When a games developer asked us to add high dynamic range (HDR) audio capabilities in Wwise through a feature development contract, we started by reviewing the existing literature on the subject.
The motivation was simple; how to consolidate reality with what can be reproduced on a typical sound system.
While the human ear has an incredible dynamic range, greater than 130 dB, in a typical listening environment we can only expect to reproduce about 40 to 50 dB.
The tricky part though was this: how can we offer a compelling mixing experience for the sound designer?
After several months of work and many prototypes, we finally arrived at a point where game developers will benefit from a dynamic mixing system that really helps to clean the mix and brings the focus to the most important sounds. There’s no magic tricks and it’s very effective.
HOW TO SETUP HDR AUDIO
Sounds that benefit from HDR audio are most likely emitted from the 3D world, which, usually, excludes UI sounds, non-diegetic music and narrator commentary.
Chatter dialogue may be included in the HDR mix, but many games will prefer critical dialogue to be outside of the HDR mix to provide better control of their volumes.
To enable HDR, at least one bus in the hierarchy must be flagged as ‘HDR’ and a dynamic range set for the game. The dynamic range is called ‘the window’, which spans the range between two boundaries – the window top and window bottom. These boundaries are set on the HDR bus and in the project settings, respectively.
At runtime, the sounds playing with volumes higher than the HDR bus threshold push the window up which consequently reduces the volumes of the quieter sounds.
Your amp goes to 11. My HDR goes to 100.
We’re expecting games to set the HDR threshold around 0 dB. Consequently, the loudest sounds will be assigned volumes above 0 dB to activate the volume ducking mechanism. At this point, as an audio specialist, you might wonder how volumes above 0 dB can play without experiencing clipping. This is possible because the volume of the loudest sound, above the volume threshold, is played at the volume level of the HDR bus.
All other quieter sounds are ducked down proportionally. This automatic mechanism, which momentarily reduces the volume of the quieter sounds, gives a perception of a higher dynamic range. It also provides space in the mix and sets the focus to the most important sounds, which, in the HDR paradigm, are the loudest sounds.

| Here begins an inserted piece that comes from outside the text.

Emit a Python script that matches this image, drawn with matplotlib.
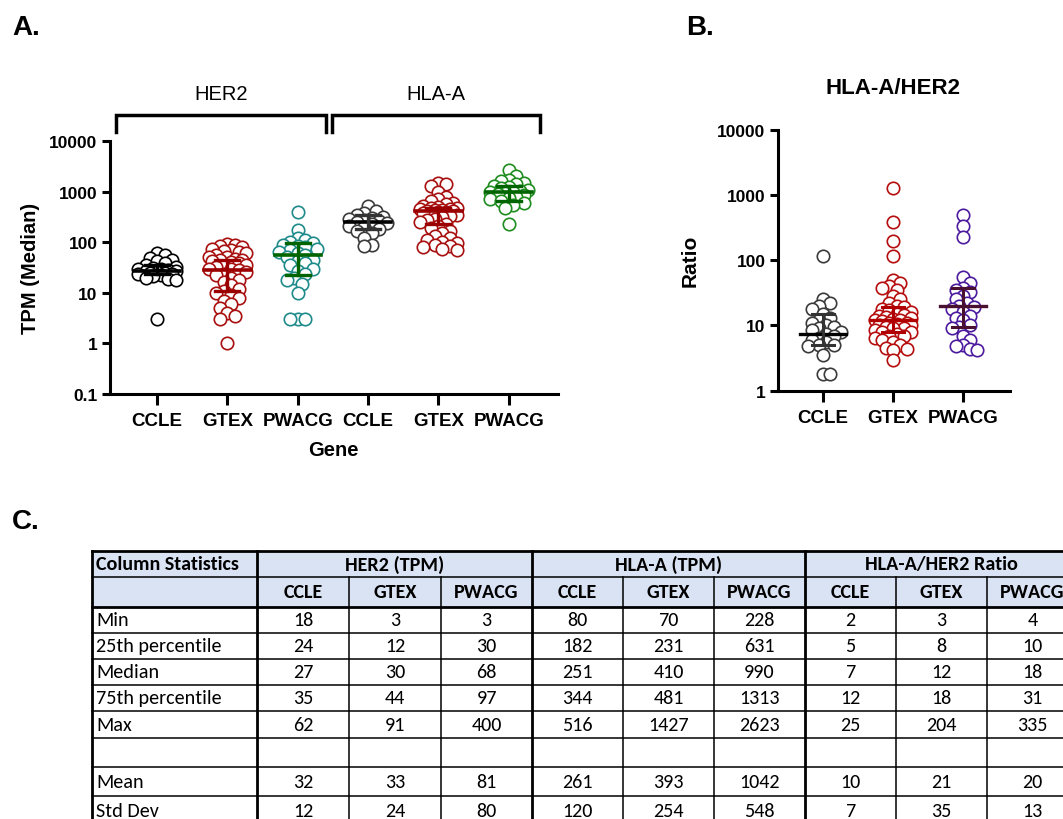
import numpy as np
import matplotlib.pyplot as plt
from matplotlib.patches import Rectangle

plt.rcParams['font.family'] = ['Liberation Sans', 'DejaVu Sans']

W, H = 1063, 820

# ---- panel A data (TPM) ----
a_labels = ['CCLE', 'GTEX', 'PWACG', 'CCLE', 'GTEX', 'PWACG']
her2_ccle = [62, 55, 48, 45, 42, 38, 35, 33, 31, 30, 29, 28, 27, 27, 26, 25, 25, 24, 23, 22, 21, 20, 19, 18, 3]
her2_gtex = [91, 88, 85, 80, 75, 70, 68, 65, 60, 55, 52, 50, 47, 45, 44, 42, 40, 38, 36, 34, 32, 30, 29,
             28, 26, 24, 22, 20, 18, 16, 14, 12, 11, 10, 9, 8, 7, 6, 5, 4, 3.5, 3, 1]
her2_pwacg = [400, 175, 120, 110, 100, 95, 90, 85, 80, 75, 70, 65, 60, 55, 50, 45, 42, 38, 35, 30, 27,
              24, 20, 18, 15, 10, 3, 3, 3]
hla_ccle = [520, 420, 380, 340, 320, 300, 290, 270, 260, 250, 240, 230, 210, 200, 185, 170, 150, 120, 90, 85]
hla_gtex = [1500, 1400, 1300, 1000, 800, 700, 650, 600, 560, 530, 500, 480, 470, 460, 450, 440, 430, 420,
            410, 400, 390, 380, 370, 350, 330, 310, 290, 270, 250, 230, 210, 190, 170, 150, 130, 120, 110,
            100, 95, 90, 85, 80, 75, 70]
hla_pwacg = [2620, 2000, 1700, 1600, 1500, 1400, 1300, 1250, 1200, 1100, 1050, 1000, 980, 950, 900, 850,
             800, 750, 700, 650, 600, 550, 480, 230]
a_q1 = [24, 11, 22, 182, 231, 650]
a_med = [27, 28, 56, 251, 410, 990]
a_q3 = [36, 45, 96, 344, 481, 1313]

# ---- panel B data (HLA-A/HER2 ratio) ----
b_labels = ['CCLE', 'GTEX', 'PWACG']
ratio_ccle = [117, 25, 22, 20, 18, 15, 13, 12, 11, 10, 9.5, 9, 8.5, 8, 7.5, 7, 6.5, 6, 5.5, 5, 5, 4.8,
              3.5, 1.8, 1.8]
ratio_gtex = [1300, 380, 200, 117, 50, 45, 40, 38, 35, 28, 25, 22, 20, 19, 18, 17, 16, 15, 14.5, 14,
              13.5, 13, 12.5, 12, 12, 11.5, 11, 11, 10.5, 10, 10, 9.5, 9, 9, 8.5, 8, 8, 7.5, 7, 7, 6.5,
              6, 5.5, 5, 4.5, 4.3, 4.2, 3]
ratio_pwacg = [500, 335, 230, 55, 45, 38, 35, 32, 28, 25, 22, 20, 19, 18, 16, 14, 13, 12, 10, 9.5, 9,
               7, 6, 5, 4.8, 4.3, 4.2]
b_q1 = [5, 8, 9.5]
b_med = [7.5, 12, 20]
b_q3 = [15, 19, 37]

# ---- table C ----
tab_groups = ['HER2 (TPM)', 'HLA-A (TPM)', 'HLA-A/HER2 Ratio']
tab_sub = ['CCLE', 'GTEX', 'PWACG']
tab_rows = ['Min', '25th percentile', 'Median', '75th percentile', 'Max', '', 'Mean', 'Std Dev']
tab_min = [18, 3, 3, 80, 70, 228, 2, 3, 4]
tab_p25 = [24, 12, 30, 182, 231, 631, 5, 8, 10]
tab_median = [27, 30, 68, 251, 410, 990, 7, 12, 18]
tab_p75 = [35, 44, 97, 344, 481, 1313, 12, 18, 31]
tab_max = [62, 91, 400, 516, 1427, 2623, 25, 204, 335]
tab_mean = [32, 33, 81, 261, 393, 1042, 10, 21, 20]
tab_sd = [12, 24, 80, 120, 254, 548, 7, 35, 13]


def swarm(ax, x0, vals, diam, half):
    # simple beeswarm in pixel space, points are allowed to overlap a bit
    pts = ax.transData.transform([(x0, v) for v in vals])
    ys = pts[:, 1]
    ppu = ax.transData.transform((x0 + 1, vals[0]))[0] - pts[0, 0]
    step = diam * 0.3
    cands = [0.0]
    k = 1
    while k * step <= half:
        cands += [k * step, -k * step]
        k += 1
    placed = []
    offs = np.zeros(len(vals))
    for i in np.argsort(-np.asarray(vals)):
        best, bestd = 0.0, -1
        for c in cands:
            d = min([np.hypot(c - ox, ys[i] - oy) for ox, oy in placed], default=1e9)
            if d >= diam * 0.6:
                best = c
                break
            if d > bestd:
                bestd, best = d, c
        placed.append((best, ys[i]))
        offs[i] = best
    return x0 + offs / ppu


def style_axis(ax):
    for s in ['top', 'right']:
        ax.spines[s].set_visible(False)
    for s in ['left', 'bottom']:
        ax.spines[s].set_linewidth(2.2)
    ax.minorticks_off()
    ax.tick_params(axis='y', length=6, width=2.2, labelsize=12.5, pad=3)
    ax.tick_params(axis='x', length=8, width=2.2, labelsize=13.5, pad=5)
    for t in ax.get_xticklabels() + ax.get_yticklabels():
        t.set_fontweight('bold')


fig = plt.figure(figsize=(W / 100, H / 100), dpi=100)

# ---------------- panel A ----------------
axA = fig.add_axes([110 / W, 1 - 395 / H, 448 / W, 253 / H])
axA.set_yscale('log')
axA.set_ylim(0.1, 10000)
axA.set_xlim(-0.67, 5.7)
a_data = [her2_ccle, her2_gtex, her2_pwacg, hla_ccle, hla_gtex, hla_pwacg]
a_pt_col = ['#000000', '#a80f0f', '#1f8a8a', '#3a3a3a', '#a80f0f', '#1e8c1e']
a_med_col = ['#000000', '#9b0000', '#006400', '#000000', '#9b0000', '#006400']
a_iqr_col = ['#000000', '#9b0000', '#006400', '#333333', '#9b0000', '#006400']
for i, vals in enumerate(a_data):
    xs = swarm(axA, i, vals, 12.5, 20)
    axA.scatter(xs, vals, s=80, facecolors='white', edgecolors=a_pt_col[i], linewidths=1.2, zorder=2)
    axA.plot([i - 0.33, i + 0.33], [a_med[i]] * 2, color=a_med_col[i], lw=2.6, zorder=4)
    axA.plot([i, i], [a_q1[i], a_q3[i]], color=a_iqr_col[i], lw=2.4, zorder=4)
    for q in (a_q1[i], a_q3[i]):
        axA.plot([i - 0.17, i + 0.17], [q, q], color=a_iqr_col[i], lw=2.4, zorder=4)
axA.set_yticks([0.1, 1, 10, 100, 1000, 10000])
axA.set_yticklabels(['0.1', '1', '10', '100', '1000', '10000'])
axA.set_xticks(range(6))
axA.set_xticklabels(a_labels)
style_axis(axA)

# ---------------- panel B ----------------
axB = fig.add_axes([778 / W, 1 - 391.7 / H, 232 / W, 261 / H])
axB.set_yscale('log')
axB.set_ylim(1, 10000)
axB.set_xlim(-0.64, 2.67)
b_data = [ratio_ccle, ratio_gtex, ratio_pwacg]
b_pt_col = ['#3a3a3a', '#b50d0d', '#4b1a9e']
b_med_col = ['#000000', '#b00000', '#4a1030']
b_iqr_col = ['#333333', '#b00000', '#4a1030']
for i, vals in enumerate(b_data):
    xs = swarm(axB, i, vals, 12, 21)
    axB.scatter(xs, vals, s=80, facecolors='white', edgecolors=b_pt_col[i], linewidths=1.2, zorder=2)
    axB.plot([i - 0.33, i + 0.33], [b_med[i]] * 2, color=b_med_col[i], lw=2.4, zorder=4)
    axB.plot([i, i], [b_q1[i], b_q3[i]], color=b_iqr_col[i], lw=2.2, zorder=4)
    for q in (b_q1[i], b_q3[i]):
        axB.plot([i - 0.16, i + 0.16], [q, q], color=b_iqr_col[i], lw=2.2, zorder=4)
axB.set_yticks([1, 10, 100, 1000, 10000])
axB.set_yticklabels(['1', '10', '100', '1000', '10000'])
axB.set_xticks(range(3))
axB.set_xticklabels(b_labels)
style_axis(axB)

# ---------------- overlay in pixel coords ----------------
ov = fig.add_axes([0, 0, 1, 1], zorder=-1)
ov.set_xlim(0, W)
ov.set_ylim(H, 0)
ov.axis('off')

ov.text(12, 28, 'A.', fontsize=20, fontweight='bold', va='center')
ov.text(686, 28, 'B.', fontsize=20, fontweight='bold', va='center')
ov.text(12, 522, 'C.', fontsize=20, fontweight='bold', va='center')
ov.text(31, 268, 'TPM (Median)', fontsize=14.5, fontweight='bold', rotation=90, ha='center', va='center')
ov.text(333, 451, 'Gene', fontsize=14.5, fontweight='bold', ha='center', va='center')
ov.text(690, 261, 'Ratio', fontsize=15, fontweight='bold', rotation=90, ha='center', va='center')
ov.text(893, 88, 'HLA-A/HER2', fontsize=16, fontweight='bold', ha='center', va='center')

for (x0, x1), lab in zip([(116, 326), (332, 540)], ['HER2', 'HLA-A']):
    ov.plot([x0, x0, x1, x1], [133, 116, 116, 133], color='black', lw=2.5, solid_joinstyle='miter')
    ov.text((x0 + x1) / 2, 95, lab, fontsize=14.5, ha='center', va='center')

# table
cols_x = [92, 257, 349, 441, 532, 623, 714, 805, 896, 987, 1078]
rows_y = [552, 578, 608, 634, 660, 686, 712, 739, 768, 797, 826]
tfont = ['Carlito', 'Liberation Sans Narrow', 'DejaVu Sans']
tsize = 14.5
hdr = '#dae3f3'
ov.add_patch(Rectangle((cols_x[0], rows_y[0]), cols_x[-1] - cols_x[0], rows_y[2] - rows_y[0],
                       facecolor=hdr, edgecolor='none'))
body = [tab_min, tab_p25, tab_median, tab_p75, tab_max, [''] * 9, tab_mean, tab_sd]

# horizontal lines
for j, y in enumerate(rows_y):
    lw = 2.0 if j in (0, 2) else 1.1
    ov.plot([cols_x[0], cols_x[-1]], [y, y], color='black', lw=lw)
# vertical lines
for k, x in enumerate(cols_x):
    thick = k in (0, 1, 4, 7, 10)
    y_top = rows_y[0] if thick else rows_y[1]
    ov.plot([x, x], [y_top, rows_y[-1]], color='black', lw=2.0 if thick else 1.1)

ov.text(cols_x[0] + 4, (rows_y[0] + rows_y[1]) / 2, 'Column Statistics', family=tfont,
        fontsize=tsize, fontweight='bold', va='center')
for g, lab in enumerate(tab_groups):
    xc = (cols_x[1 + 3 * g] + cols_x[4 + 3 * g]) / 2
    ov.text(xc, (rows_y[0] + rows_y[1]) / 2, lab, family=tfont, fontsize=tsize, fontweight='bold',
            ha='center', va='center')
for c in range(9):
    xc = (cols_x[c + 1] + cols_x[c + 2]) / 2
    ov.text(xc, (rows_y[1] + rows_y[2]) / 2, tab_sub[c % 3], family=tfont, fontsize=tsize,
            fontweight='bold', ha='center', va='center')
for r, lab in enumerate(tab_rows):
    yc = (rows_y[r + 2] + rows_y[r + 3]) / 2
    ov.text(cols_x[0] + 4, yc, lab, family=tfont, fontsize=tsize, va='center')
    for c in range(9):
        xc = (cols_x[c + 1] + cols_x[c + 2]) / 2
        ov.text(xc, yc, str(body[r][c]), family=tfont, fontsize=tsize, ha='center', va='center')

fig.savefig('out.png', dpi=100)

The table and graphics above illustrate the effective volumes applied at the output of the HDR bus for various input values in a scenario where four sounds, distinguished by colours, are played. As seen, the HDR bus scales down the input volumes and plays them at ‘normal’ values relative to the hardware’s full scale (where 0 dBFS represents the max amplitude before clipping).
REGION OF INTEREST
After research and several iterations, we discovered that it’s typically just the transient part of the loudest sounds that should move the window upwards, and by excluding the sound’s tail we can achieve transparent volume attenuations.
To achieve this result automatically, an option to track the envelope of HDR sounds has been added with a setting to specify, in dB, what should be the active range (region of interest) for each sound. The active range property defines, for each voice, the range in decibels from the sound’s peak for which it will move the window.
Having control of the active range and the points of the HDR envelope provides control to craft exactly how the rest of the quieter sounds will be ducked down over time.
In the end, we’re glad we’ve had the opportunity to work and iterate directly with a games developer to create this feature, which is introduced in Wwise version 2013.1.
We’re now confident that developers using HDR audio will benefit from having a transparent automated mix that always sets the loudest sound to focus and creates space in the mix.
There are more exciting HDR features available in Wwise 2013.1, such as the ratio and release time at the bus level, make-up gain, and loudness normalisation at the source level. A more detailed article would be needed for a full review of the HDR functionality.